Yes, Obamacare has raised premiums, caused people to lose their health coverage, raised taxes, and more. But on January 1, Obamacare started digging in for the long haul: putting down the deep roots of entitlement programs.

Entitlements—like the big three of Social Security, Medicare, and Medicaid—are the biggest causes of America’s spending and debt crisis. And Obamacare creates a new entitlement program while expanding another.


The creation of a new entitlement: Taxpayer-funded subsidies for millions of Americans

Obamacare created insurance exchanges to sell and subsidize government-approved health care plans. Most of those who attain coverage through the exchanges will have their costs partially subsidized by federal taxpayers.

By 2023, the Congressional Budget Office (CBO) projects that 24 million people will obtain coverage in the exchanges, 19 million of whom are expected to receive subsidies. CBO estimates that together, the subsidies will cost taxpayers nearly $1.1 trillion from 2014-2023.

Who can get a subsidy?

The expansion of a broken entitlement: Medicaid

Thanks to Obamacare, the already failing Medicaid program will receive an influx of millions of new enrollees in 2014 and beyond.

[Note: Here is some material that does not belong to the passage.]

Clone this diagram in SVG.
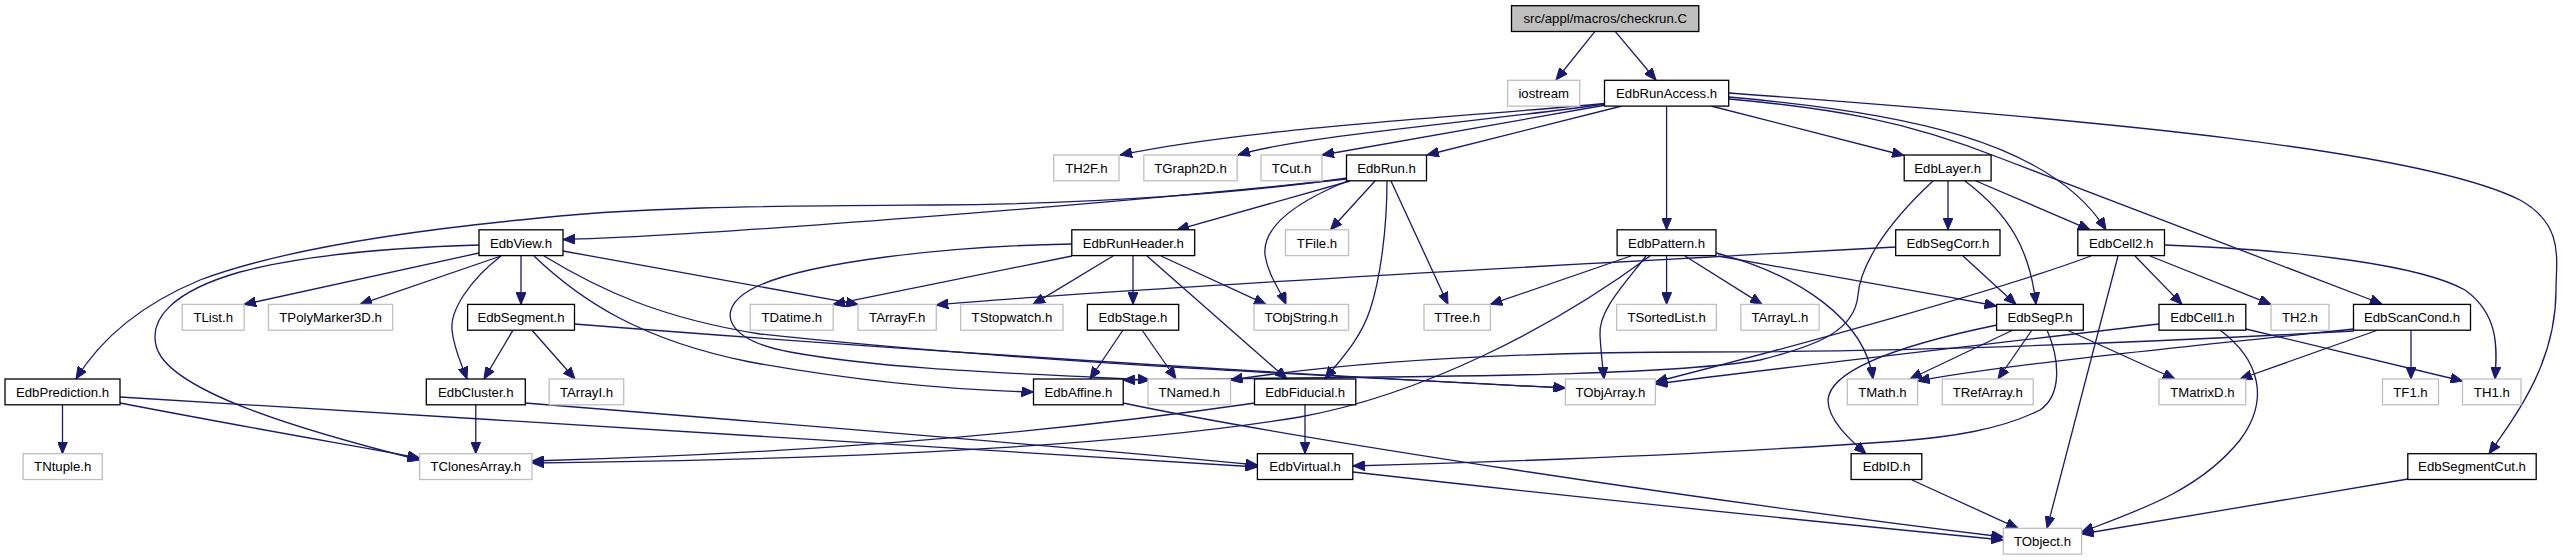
<svg xmlns="http://www.w3.org/2000/svg" width="2564" height="560" viewBox="0 0 2564 560">
<style>
.d{fill:#fff;stroke:#000;stroke-width:1.3}
.e{fill:#fff;stroke:#bfbfbf;stroke-width:1.3}
.r{fill:#bfbfbf;stroke:#000;stroke-width:1.3}
text{font-family:"Liberation Sans",Arial,sans-serif;font-size:13.2px;text-anchor:middle;fill:#000}
.l path{fill:none;stroke:#191970;stroke-width:1.3;marker-end:url(#a)}
</style>
<defs>
<marker id="a" viewBox="0 0 12 10" refX="12" refY="5" markerWidth="12" markerHeight="10" markerUnits="userSpaceOnUse" orient="auto">
<path d="M0,0 L12,5 L0,10 z" fill="#191970" stroke="#191970"/>
</marker>
</defs>
<g id="edges" class="l">
<path d="M1594.8,31.7 L1556,80"/>
<path d="M1615.4,31.7 L1656,80"/>
<path d="M1604.5,103.5 C1450,118 1250,128 1120,155"/>
<path d="M1605,104 C1480,122 1300,136 1238,155"/>
<path d="M1606,105 L1322,155"/>
<path d="M1622,106 L1427,155"/>
<path d="M1666.6,106 L1666.6,229.8"/>
<path d="M1711,106 L1904,155.5"/>
<path d="M1729,97 C1900,112 2050,140 2106,229.8"/>
<path d="M1729,99 C1830,108 1904,120 2000,158 L2382,304"/>
<path d="M1729,93 C2100,120 2420,150 2520,200 C2565,225 2556,260 2556,290 C2556,360 2520,410 2489,453.7"/>
<path d="M1347,179 C1100,205 700,236 563,239.5"/>
<path d="M1347,178 C1250,192 1100,204 935,205 C780,206 640,206 520,220 C400,232 280,250 200,280 C140,305 100,340 76,379"/>
<path d="M1350,181 L1177,229.8"/>
<path d="M1375,181 L1330.5,229.8"/>
<path d="M1350,180 C1300,200 1262,225 1265,255 C1268,275 1280,290 1286,304.4"/>
<path d="M1387,181 C1387,230 1380,280 1370,310 C1360,340 1340,360 1325,379"/>
<path d="M1391,181 L1448,304.4"/>
<path d="M479,253 L244,304.4"/>
<path d="M501,256 L360,304.4"/>
<path d="M521,255.6 L521,304.4"/>
<path d="M501,256 C470,280 450,310 452,330 C454,350 462,365 467,379"/>
<path d="M479,245 C380,248 300,256 240,272 C170,292 150,320 156,345 C165,390 300,430 419.6,460"/>
<path d="M534,256 C580,300 640,340 750,362 C850,380 950,390 1033.5,392"/>
<path d="M563,251 L858,304.4"/>
<path d="M544,256 C600,290 660,318 760,334 C1000,360 1300,375 1565.4,388"/>
<path d="M574.5,324 C800,342 1200,370 1565.4,388"/>
<path d="M1072,256 L833.2,304.4"/>
<path d="M1113,256 L1033,304.4"/>
<path d="M1133,255.6 L1133,304.4"/>
<path d="M1147,256 L1287,379"/>
<path d="M1161,256 L1266,304.4"/>
<path d="M1072,244 C950,246 800,262 750,290 C715,310 725,340 790,352 C900,372 1050,374 1150,380"/>
<path d="M1123,330 L1090,379"/>
<path d="M1142,330 L1176,379"/>
<path d="M1631,256 L1490.4,304.4"/>
<path d="M1646,256 C1628,280 1598,310 1600,335 C1601,355 1603,368 1604,379"/>
<path d="M1650,256 C1550,330 1420,395 1300,417 C1100,450 800,460 532,463"/>
<path d="M1255,403 C1000,440 750,455 532,461"/>
<path d="M1666.6,255.6 L1666.6,304.4"/>
<path d="M1685,256 L1762,304.4"/>
<path d="M1716,253 C1800,275 1865,320 1873,379"/>
<path d="M1718,256 C1800,270 1900,288 1996.6,306"/>
<path d="M1948,180.8 L1948,229.8"/>
<path d="M1965,181 C2010,215 2030,250 2036,304.4"/>
<path d="M1976,181 L2090,229.8"/>
<path d="M1933,181 C1880,230 1860,270 1858,295 C1855,330 1820,345 1760,360 C1650,378 1400,376 1123.2,380"/>
<path d="M1963,256 L2016,304.4"/>
<path d="M1896,247 C1500,268 1100,290 936.3,305"/>
<path d="M2091,256 C2000,290 1800,345 1655.4,382"/>
<path d="M2118,256 L2047,528.3"/>
<path d="M2135,256 L2182,304.4"/>
<path d="M2150,256 L2271,304.4"/>
<path d="M2165,245 C2300,250 2420,265 2465,290 C2500,315 2497,350 2495,379"/>
<path d="M2411,330.2 L2411,379"/>
<path d="M2378,330 L2240,379"/>
<path d="M2354,329 C2200,345 2000,365 1917.6,381"/>
<path d="M2013,330 L1910,379"/>
<path d="M2032,330 L1998,379"/>
<path d="M2067,330 L2175,379"/>
<path d="M2047,330 C2060,360 2062,395 2040,410 C2000,430 1950,437 1900,441 C1700,455 1500,462 1352.8,466"/>
<path d="M1997,325 C1900,345 1830,370 1828,400 C1828,420 1850,440 1866,453.7"/>
<path d="M2246,329 L2462.5,381"/>
<path d="M2220,330 C2260,360 2270,400 2240,440 C2200,490 2140,510 2081.6,532"/>
<path d="M2159,324 C2000,343 1800,365 1655.4,384"/>
<path d="M2354,331 C2100,345 1900,352 1700,352 C1500,352 1350,362 1230.5,380"/>
<path d="M1123,403 C1300,440 1700,500 2003.3,537"/>
<path d="M1353,472 C1600,500 1850,525 2003.3,540"/>
<path d="M1912,480 L2018,528.3"/>
<path d="M2408,479 L2081.6,534"/>
<path d="M1305,404.8 L1305,453.7"/>
<path d="M475.8,404.8 L475.8,453.7"/>
<path d="M525,403 C800,425 1050,445 1257.4,465"/>
<path d="M120,397 C500,420 900,445 1257.4,467"/>
<path d="M120,403 C250,428 350,445 419.6,458"/>
<path d="M62.5,404.8 L62.5,453.7"/>
<path d="M513,330.2 L484,379"/>
<path d="M532,330.2 L575,379"/>
</g>
<g id="n_checkrun"><rect class="r" x="1511.5" y="5.7" width="187.3" height="25.8"/><text x="1605.2" y="23.4">src/appl/macros/checkrun.C</text></g>
<g id="n_iostream"><rect class="e" x="1507.7" y="80.3" width="72" height="25.8"/><text x="1543.7" y="98">iostream</text></g>
<g id="n_EdbRunAccess"><rect class="d" x="1604.5" y="80.3" width="124.2" height="25.8"/><text x="1666.6" y="98">EdbRunAccess.h</text></g>
<g id="n_TH2F"><rect class="e" x="1053.7" y="155" width="65.3" height="25.8"/><text x="1086.4" y="172.7">TH2F.h</text></g>
<g id="n_TGraph2D"><rect class="e" x="1143.8" y="155" width="93.4" height="25.8"/><text x="1190.5" y="172.7">TGraph2D.h</text></g>
<g id="n_TCut"><rect class="e" x="1261" y="155" width="61" height="25.8"/><text x="1291.5" y="172.7">TCut.h</text></g>
<g id="n_EdbRun"><rect class="d" x="1346.5" y="155" width="80" height="25.8"/><text x="1386.5" y="172.7">EdbRun.h</text></g>
<g id="n_EdbLayer"><rect class="d" x="1904.2" y="155" width="86.9" height="25.8"/><text x="1947.7" y="172.7">EdbLayer.h</text></g>
<g id="n_EdbView"><rect class="d" x="479" y="229.8" width="84" height="25.8"/><text x="521" y="247.5">EdbView.h</text></g>
<g id="n_EdbRunHeader"><rect class="d" x="1071.8" y="229.8" width="122.9" height="25.8"/><text x="1133.3" y="247.5">EdbRunHeader.h</text></g>
<g id="n_TFile"><rect class="e" x="1285.5" y="229.8" width="63.1" height="25.8"/><text x="1317" y="247.5">TFile.h</text></g>
<g id="n_EdbPattern"><rect class="d" x="1617.1" y="229.8" width="98.9" height="25.8"/><text x="1666.6" y="247.5">EdbPattern.h</text></g>
<g id="n_EdbSegCorr"><rect class="d" x="1895.7" y="229.8" width="104.3" height="25.8"/><text x="1947.9" y="247.5">EdbSegCorr.h</text></g>
<g id="n_EdbCell2"><rect class="d" x="2077.8" y="229.8" width="86.7" height="25.8"/><text x="2121.2" y="247.5">EdbCell2.h</text></g>
<g id="n_TList"><rect class="e" x="182.2" y="304.4" width="61.9" height="25.8"/><text x="213.2" y="322.1">TList.h</text></g>
<g id="n_TPolyMarker3D"><rect class="e" x="268.5" y="304.4" width="124.2" height="25.8"/><text x="330.6" y="322.1">TPolyMarker3D.h</text></g>
<g id="n_EdbSegment"><rect class="d" x="467.6" y="304.4" width="106.9" height="25.8"/><text x="521" y="322.1">EdbSegment.h</text></g>
<g id="n_TDatime"><rect class="e" x="750.3" y="304.4" width="82.9" height="25.8"/><text x="791.8" y="322.1">TDatime.h</text></g>
<g id="n_TArrayF"><rect class="e" x="858" y="304.4" width="78.3" height="25.8"/><text x="897.2" y="322.1">TArrayF.h</text></g>
<g id="n_TStopwatch"><rect class="e" x="960.7" y="304.4" width="102.3" height="25.8"/><text x="1011.9" y="322.1">TStopwatch.h</text></g>
<g id="n_EdbStage"><rect class="d" x="1087.4" y="304.4" width="91.3" height="25.8"/><text x="1133" y="322.1">EdbStage.h</text></g>
<g id="n_TObjString"><rect class="e" x="1254" y="304.4" width="94.6" height="25.8"/><text x="1301.3" y="322.1">TObjString.h</text></g>
<g id="n_TTree"><rect class="e" x="1424" y="304.4" width="66.4" height="25.8"/><text x="1457.2" y="322.1">TTree.h</text></g>
<g id="n_TSortedList"><rect class="e" x="1616.7" y="304.4" width="99.7" height="25.8"/><text x="1666.6" y="322.1">TSortedList.h</text></g>
<g id="n_TArrayL"><rect class="e" x="1740.9" y="304.4" width="78.2" height="25.8"/><text x="1780" y="322.1">TArrayL.h</text></g>
<g id="n_EdbSegP"><rect class="d" x="1996.6" y="304.4" width="86.7" height="25.8"/><text x="2040" y="322.1">EdbSegP.h</text></g>
<g id="n_EdbCell1"><rect class="d" x="2159" y="304.4" width="86.8" height="25.8"/><text x="2202.4" y="322.1">EdbCell1.h</text></g>
<g id="n_TH2"><rect class="e" x="2271" y="304.4" width="58" height="25.8"/><text x="2300" y="322.1">TH2.h</text></g>
<g id="n_EdbScanCond"><rect class="d" x="2353.5" y="304.4" width="117" height="25.8"/><text x="2412" y="322.1">EdbScanCond.h</text></g>
<g id="n_EdbPrediction"><rect class="d" x="5" y="379" width="115" height="25.8"/><text x="62.5" y="396.7">EdbPrediction.h</text></g>
<g id="n_EdbCluster"><rect class="d" x="426.3" y="379" width="99" height="25.8"/><text x="475.8" y="396.7">EdbCluster.h</text></g>
<g id="n_TArrayI"><rect class="e" x="549.2" y="379" width="74.5" height="25.8"/><text x="586.5" y="396.7">TArrayI.h</text></g>
<g id="n_EdbAffine"><rect class="d" x="1033.5" y="379" width="89.7" height="25.8"/><text x="1078.4" y="396.7">EdbAffine.h</text></g>
<g id="n_TNamed"><rect class="e" x="1148" y="379" width="82.5" height="25.8"/><text x="1189.3" y="396.7">TNamed.h</text></g>
<g id="n_EdbFiducial"><rect class="d" x="1254.5" y="379" width="101.3" height="25.8"/><text x="1305.2" y="396.7">EdbFiducial.h</text></g>
<g id="n_TObjArray"><rect class="e" x="1565.4" y="379" width="90" height="25.8"/><text x="1610.4" y="396.7">TObjArray.h</text></g>
<g id="n_TMath"><rect class="e" x="1847.3" y="379" width="70.3" height="25.8"/><text x="1882.5" y="396.7">TMath.h</text></g>
<g id="n_TRefArray"><rect class="e" x="1942.3" y="379" width="90.9" height="25.8"/><text x="1987.8" y="396.7">TRefArray.h</text></g>
<g id="n_TMatrixD"><rect class="e" x="2159" y="379" width="86.8" height="25.8"/><text x="2202.4" y="396.7">TMatrixD.h</text></g>
<g id="n_TF1"><rect class="e" x="2382.5" y="379" width="56" height="25.8"/><text x="2410.5" y="396.7">TF1.h</text></g>
<g id="n_TH1"><rect class="e" x="2462.5" y="379" width="58.5" height="25.8"/><text x="2491.8" y="396.7">TH1.h</text></g>
<g id="n_TNtuple"><rect class="e" x="23.1" y="453.7" width="79.2" height="25.8"/><text x="62.7" y="471.4">TNtuple.h</text></g>
<g id="n_TClonesArray"><rect class="e" x="419.6" y="453.7" width="112.4" height="25.8"/><text x="475.8" y="471.4">TClonesArray.h</text></g>
<g id="n_EdbVirtual"><rect class="d" x="1257.4" y="453.7" width="95.4" height="25.8"/><text x="1305.1" y="471.4">EdbVirtual.h</text></g>
<g id="n_EdbID"><rect class="d" x="1851.1" y="453.7" width="70.7" height="25.8"/><text x="1886.5" y="471.4">EdbID.h</text></g>
<g id="n_EdbSegmentCut"><rect class="d" x="2407.8" y="453.7" width="128.4" height="25.8"/><text x="2472" y="471.4">EdbSegmentCut.h</text></g>
<g id="n_TObject"><rect class="e" x="2003.3" y="528.3" width="78.3" height="25.8"/><text x="2042.5" y="546">TObject.h</text></g>
</svg>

Before Obamacare’s blanket expansion, Medicaid traditionally covered low-income moms and kids and low-income disabled and elderly. If every state expands its program, as many as 25 million additional people could enroll in Medicaid by 2021—most of them childless adults. And there may even be some erroneous additions: Senator Rand Paul (R-KY) announced yesterday that his son had been signed up for Medicaid when the family tried to sign up for health care on the Obamacare exchanges.

Obamacare expands Medicaid eligibility to any individual earning up to 138 percent of the federal poverty level —an annual income of $15,856 in 2013, in any state that allows it. Instead of reforming a program that is already failing the most vulnerable in our society, Obamacare worsens the existing problems and creates new ones.

The law’s creation of two new entitlements comes at a time when the nation is already facing a fiscal crisis, largely due to existing entitlements. These programs need reform—not piling on new obligations.